また、戦略投資により、革新的で快適なワークプレイス(次世代オフィス)の具現化に取り組み、セキュリティ・生産性向上等のテナントニーズに応えるICTソリューションを導入することによって、オフィスビルの新たな価値の創出に取り組んでまいります。
② 商業・ホテル事業のさらなる拡大
商業事業においては、訪日外国人数の増加や消費動向の変化を捉えた取組みを具現化させております。市場の拡大が見込まれるホテル事業については、新たに回転型事業に取り組むとともに、ホテルマネジメント体制を強化し、賃貸型やMC(運営委託)型等の多様な事業モデルを展開してまいります。商業施設の運営については、モノからコトへの消費動向の変化を踏まえたテナント誘致を行い、お客さまにご満足いただける魅力的な施設づくりに努めてまいります。
また、通信局舎の活用等によってLIFORK事業(シェアオフィス事業)の展開を図り、お客さまへ新しい働き方を提案するとともに、展開先のエリアの活性化に貢献するなど、オペレーショナルアセットへの取組みを推進してまいります。
③ 住宅事業における事業領域の最適化
住宅事業においては、ライフスタイルの変化や人口動態を踏まえ、既存の事業モデルを見直し、事業領域の多様化に取り組んでまいります。分譲マンション事業においては、用地取得に向けた機能強化、コスト管理の徹底等により事業運営体制を整えるとともに、事業エリアの拡大を図り、地方都市におけるコンパクトシティ等の再開発事業への参画に向けて取組みを推進してまいります。

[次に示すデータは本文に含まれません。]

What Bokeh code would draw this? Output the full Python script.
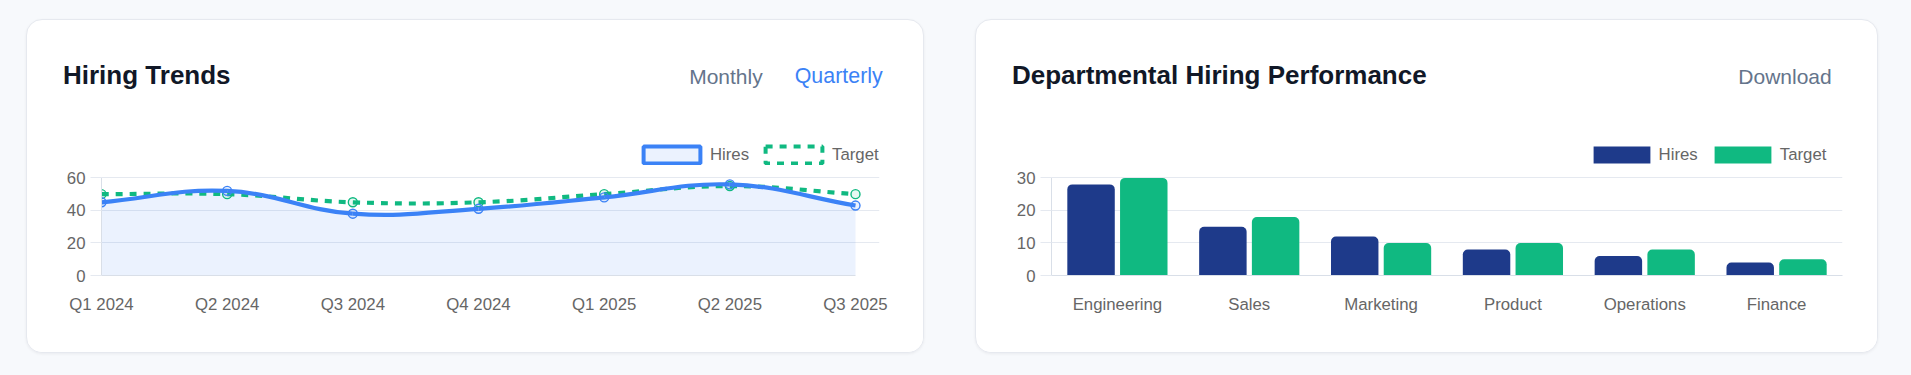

また、回転型賃貸マンションや学生マンションに業容を拡大するほか、「つなぐTOWNプロジェクト」に代表されるサービス付き高齢者向け住宅や中古住宅リノベーション等にも引き続き取り組んでまいります。
④ グローバル事業の推進
グローバル事業においては、継続的な経済成長が見込め、市場の透明度が高い欧米等を中心に、プロジェクトに応じた最適なパートナーとのコラボレーションを通じた取組みを行い、収益基盤の拡大を図ってまいりました。今後も、同様の取組みを継続し、事業展開しているエリアにおけるプレゼンスの向上および事業の多様化に努めるとともに、保有型事業と回転型事業を組み合わせた事業推進を通じて、中長期的な利益成長に取り組んでまいります。
⑤ NTTグループ等との連携強化
NTTグループが保有する通信局舎等資産の利活用、街づくりに取り組む中で、街の課題をNTTグループのICTソリューションを活用し解決していくための下支えを行ってまいります。さらに、株式会社NTTファシリティーズとの連携等により、都市インフラの品質向上、建物の価値向上に向けたマネジメント強化に取り組み、魅力的な街づくり、街の持続的な成長に貢献してまいります。

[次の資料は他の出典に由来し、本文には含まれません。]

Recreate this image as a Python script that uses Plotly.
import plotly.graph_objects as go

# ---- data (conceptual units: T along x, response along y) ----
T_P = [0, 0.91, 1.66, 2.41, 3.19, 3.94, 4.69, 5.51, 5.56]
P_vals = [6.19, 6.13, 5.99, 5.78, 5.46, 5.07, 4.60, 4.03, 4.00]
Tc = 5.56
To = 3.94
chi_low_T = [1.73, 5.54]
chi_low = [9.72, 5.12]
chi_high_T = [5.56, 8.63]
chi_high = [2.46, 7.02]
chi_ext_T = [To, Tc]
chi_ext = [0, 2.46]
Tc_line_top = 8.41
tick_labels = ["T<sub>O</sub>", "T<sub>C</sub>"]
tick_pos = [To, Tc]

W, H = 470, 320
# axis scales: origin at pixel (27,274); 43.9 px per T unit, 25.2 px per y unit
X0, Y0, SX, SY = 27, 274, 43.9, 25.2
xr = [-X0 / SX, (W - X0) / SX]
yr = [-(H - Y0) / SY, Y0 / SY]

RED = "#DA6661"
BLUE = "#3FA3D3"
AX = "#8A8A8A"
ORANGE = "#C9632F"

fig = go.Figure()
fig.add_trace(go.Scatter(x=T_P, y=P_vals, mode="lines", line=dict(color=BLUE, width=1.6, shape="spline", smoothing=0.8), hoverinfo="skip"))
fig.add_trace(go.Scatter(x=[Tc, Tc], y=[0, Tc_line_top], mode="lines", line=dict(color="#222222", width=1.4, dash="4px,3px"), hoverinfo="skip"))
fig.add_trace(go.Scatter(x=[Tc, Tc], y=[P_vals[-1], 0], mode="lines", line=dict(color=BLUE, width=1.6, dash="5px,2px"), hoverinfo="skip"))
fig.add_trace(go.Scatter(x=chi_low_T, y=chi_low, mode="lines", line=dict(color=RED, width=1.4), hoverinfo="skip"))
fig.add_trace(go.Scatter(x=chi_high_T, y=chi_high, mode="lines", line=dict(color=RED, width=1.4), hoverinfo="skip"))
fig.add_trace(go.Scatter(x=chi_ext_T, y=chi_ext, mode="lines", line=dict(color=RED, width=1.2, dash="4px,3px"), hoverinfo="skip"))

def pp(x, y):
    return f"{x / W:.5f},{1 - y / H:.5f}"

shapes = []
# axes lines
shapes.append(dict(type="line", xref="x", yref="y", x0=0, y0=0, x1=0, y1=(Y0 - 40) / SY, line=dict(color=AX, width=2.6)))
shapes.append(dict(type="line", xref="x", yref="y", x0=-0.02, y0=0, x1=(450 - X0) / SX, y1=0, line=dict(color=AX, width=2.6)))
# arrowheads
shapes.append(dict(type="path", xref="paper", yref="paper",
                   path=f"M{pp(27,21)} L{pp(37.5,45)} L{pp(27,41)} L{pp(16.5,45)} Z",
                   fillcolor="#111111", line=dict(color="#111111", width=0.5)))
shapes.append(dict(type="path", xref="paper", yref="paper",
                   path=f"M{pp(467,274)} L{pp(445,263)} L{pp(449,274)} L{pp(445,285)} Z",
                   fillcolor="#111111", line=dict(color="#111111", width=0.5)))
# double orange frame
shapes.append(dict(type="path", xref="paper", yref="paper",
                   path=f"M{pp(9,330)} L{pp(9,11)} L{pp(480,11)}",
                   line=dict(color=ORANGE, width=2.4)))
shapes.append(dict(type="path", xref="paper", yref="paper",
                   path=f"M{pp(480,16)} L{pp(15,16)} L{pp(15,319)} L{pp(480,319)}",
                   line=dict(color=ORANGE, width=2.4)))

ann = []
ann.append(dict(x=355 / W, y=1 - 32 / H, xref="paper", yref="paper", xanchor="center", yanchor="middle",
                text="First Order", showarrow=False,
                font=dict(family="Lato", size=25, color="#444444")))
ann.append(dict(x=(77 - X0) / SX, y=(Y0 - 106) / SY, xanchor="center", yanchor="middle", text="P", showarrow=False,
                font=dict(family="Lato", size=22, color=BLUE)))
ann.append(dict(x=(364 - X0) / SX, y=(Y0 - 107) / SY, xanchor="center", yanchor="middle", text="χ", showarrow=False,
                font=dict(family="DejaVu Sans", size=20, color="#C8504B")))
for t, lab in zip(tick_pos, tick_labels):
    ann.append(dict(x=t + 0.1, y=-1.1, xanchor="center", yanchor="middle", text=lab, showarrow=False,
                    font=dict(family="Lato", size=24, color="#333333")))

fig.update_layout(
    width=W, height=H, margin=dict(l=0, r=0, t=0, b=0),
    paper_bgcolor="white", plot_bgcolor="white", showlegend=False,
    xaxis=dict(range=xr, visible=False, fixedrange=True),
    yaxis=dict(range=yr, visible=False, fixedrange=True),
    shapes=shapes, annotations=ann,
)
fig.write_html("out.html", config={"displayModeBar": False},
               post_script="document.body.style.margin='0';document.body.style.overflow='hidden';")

また、地域行政との関係を深めるほか、アライアンスの強化等を通じて専門性の高い外部リソースを積極的に活用し、地域の特徴を活かした個性ある開発を推進してまいります。
⑥ 事業基盤の確立
街づくり事業の推進にあたっては、当社が関与するリート・ファンドを活用した回転型事業の拡大を通じて、キャッシュマネジメントを実施し、投資の効率化および財務バランスのコントロール等に努めてまいります。また、デジタルトランスフォーメーションの推進による業務効率化や開発力強化、安全・品質管理機能の強化に向けた組織整備等を通じて、成長基盤を支える事業運営体制の構築に取り組んでまいります。

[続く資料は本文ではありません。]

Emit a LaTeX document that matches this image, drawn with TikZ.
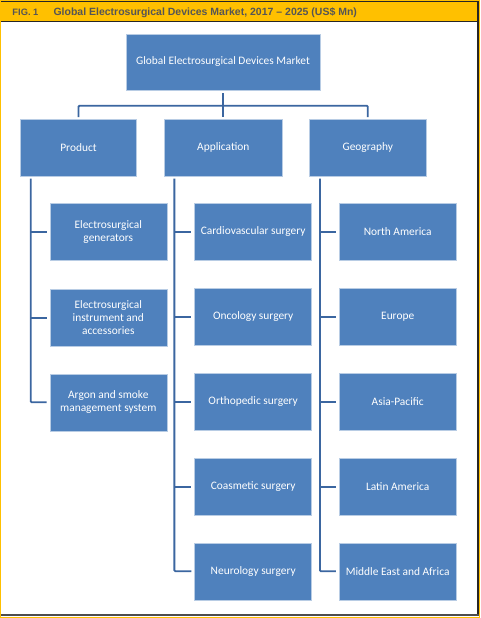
\documentclass[tikz,border=0pt]{standalone}
\usepackage{fontspec}
\setmainfont{Carlito}
\newfontfamily\hdrfont[Ligatures=TeX]{Liberation Sans}
\usetikzlibrary{calc}
\definecolor{boxblue}{HTML}{4F81BD}
\definecolor{boxedge}{HTML}{B8CCE4}
\definecolor{linkblue}{HTML}{3B66A0}
\definecolor{hdryellow}{HTML}{FFC000}
\definecolor{hdrtext}{HTML}{555555}
\definecolor{framedark}{HTML}{262626}
\definecolor{framegray}{HTML}{4D4D4D}
\tikzset{
  box/.style={rectangle, fill=boxblue, draw=boxedge, line width=0.5pt,
    text=white, align=center, inner sep=1pt,
    font=\fontsize{11.4}{12.8}\selectfont,
    minimum width=117pt, minimum height=57pt},
  topbox/.style={box, minimum width=194pt, minimum height=56pt},
  conn/.style={draw=linkblue, line width=1.8pt, rounded corners=1pt},
  hdr/.style={inner sep=0pt, anchor=base west, text=hdrtext,
    font=\hdrfont\bfseries\fontsize{10.5}{12}\selectfont}
}
\begin{document}
\begin{tikzpicture}[x=1pt, y=-1pt]
\useasboundingbox (0,0) rectangle (480,618);
% frame
\fill[white] (0,0) rectangle (480,618);
\fill[hdryellow] (0,0) rectangle (480,22.5);
\draw[framedark, line width=1.3pt] (0,1.6) -- (478,1.6);
\draw[framedark, line width=1.8pt] (0,21.6) -- (478,21.6);
\draw[framedark, line width=2pt] (477.7,1) -- (477.7,616);
\draw[framegray, line width=2.3pt] (1,614.9) -- (478.6,614.9);
\draw[hdryellow, line width=1.2pt] (0.6,0.6) rectangle (479.4,617.4);
% header text
\node[hdr, font=\hdrfont\bfseries\fontsize{9.3}{11}\selectfont] (fig) at (12.3,15.9) {FIG. 1};
\node[hdr] (title) at (53.3,15.9) {Global Electrosurgical Devices Market, 2017 – 2025 (US\$ Mn)};
% nodes
\node[topbox] (top) at (223,62) {Global Electrosurgical Devices Market};
\node[box, minimum width=116.4pt] (prod) at (78.5,147.3) {Product};
\node[box, minimum width=118pt] (app) at (223.3,147.3) {Application};
\node[box, minimum width=116.4pt] (geo) at (367.8,147.3) {Geography};
% product children
\node[box] (p1) at (108.3,231.7) {Electrosurgical\\generators};
\node[box] (p2) at (108.3,317.7) {Electrosurgical\\instrument and\\accessories};
\node[box] (p3) at (108.3,402.3) {Argon and smoke\\management system};
% application children
\node[box] (a1) at (253.2,231.7) {Cardiovascular surgery};
\node[box] (a2) at (253.2,316.7) {Oncology surgery};
\node[box] (a3) at (253.2,401.7) {Orthopedic surgery};
\node[box] (a4) at (253.2,486.7) {Coasmetic surgery};
\node[box] (a5) at (253.2,571.3) {Neurology surgery};
% geography children
\node[box] (g1) at (397.7,231.7) {North America};
\node[box] (g2) at (397.7,316.7) {Europe};
\node[box] (g3) at (397.7,401.7) {Asia-Pacific};
\node[box] (g4) at (397.7,486.7) {Latin America};
\node[box] (g5) at (397.7,571.3) {Middle East and Africa};
% top connectors
\coordinate (bus) at ($(top.south)+(0,15.5)$);
\draw[conn, line width=2.4pt] ([yshift=-3pt]top.south) -- ([yshift=1.5pt]top.south |- app.north);
\draw[conn] ([yshift=1.5pt]prod.north) |- (bus) -| ([yshift=1.5pt]geo.north);
% product trunk
\coordinate (tp) at ([xshift=10.6pt,yshift=-2.5pt]prod.south west);
\draw[conn] (tp) |- ([xshift=-3pt]p3.west);
\draw[conn] (tp |- p1.west) -- ([xshift=-3pt]p1.west);
\draw[conn] (tp |- p2.west) -- ([xshift=-3pt]p2.west);
% application trunk
\coordinate (ta) at ([xshift=10.3pt,yshift=-2.5pt]app.south west);
\draw[conn] (ta) |- ([xshift=-3pt]a5.west);
\foreach \n in {a1,a2,a3,a4}{\draw[conn] (ta |- \n.west) -- ([xshift=-3pt]\n.west);}
% geography trunk
\coordinate (tg) at ([xshift=10.6pt,yshift=-2.5pt]geo.south west);
\draw[conn] (tg) |- ([xshift=-3pt]g5.west);
\foreach \n in {g1,g2,g3,g4}{\draw[conn] (tg |- \n.west) -- ([xshift=-3pt]\n.west);}
\end{tikzpicture}
\end{document}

なお、文中の将来に関する事項は、当連結会計年度末現在において当社グループが判断したものであります。
(2) 目標とする経営指標
当社は、中長期的な企業価値向上に向けて、複数の経営指標により多面的に経営をコントロールすることとしております。具体的には、ROIC(投下資本利益率)に着目し、資産の効率性の改善に努めるとともに、ネット有利子負債/EBITDA倍率、ネットD/Eレシオに着目し、信用力や健全な財務体質の確保を図ってまいります。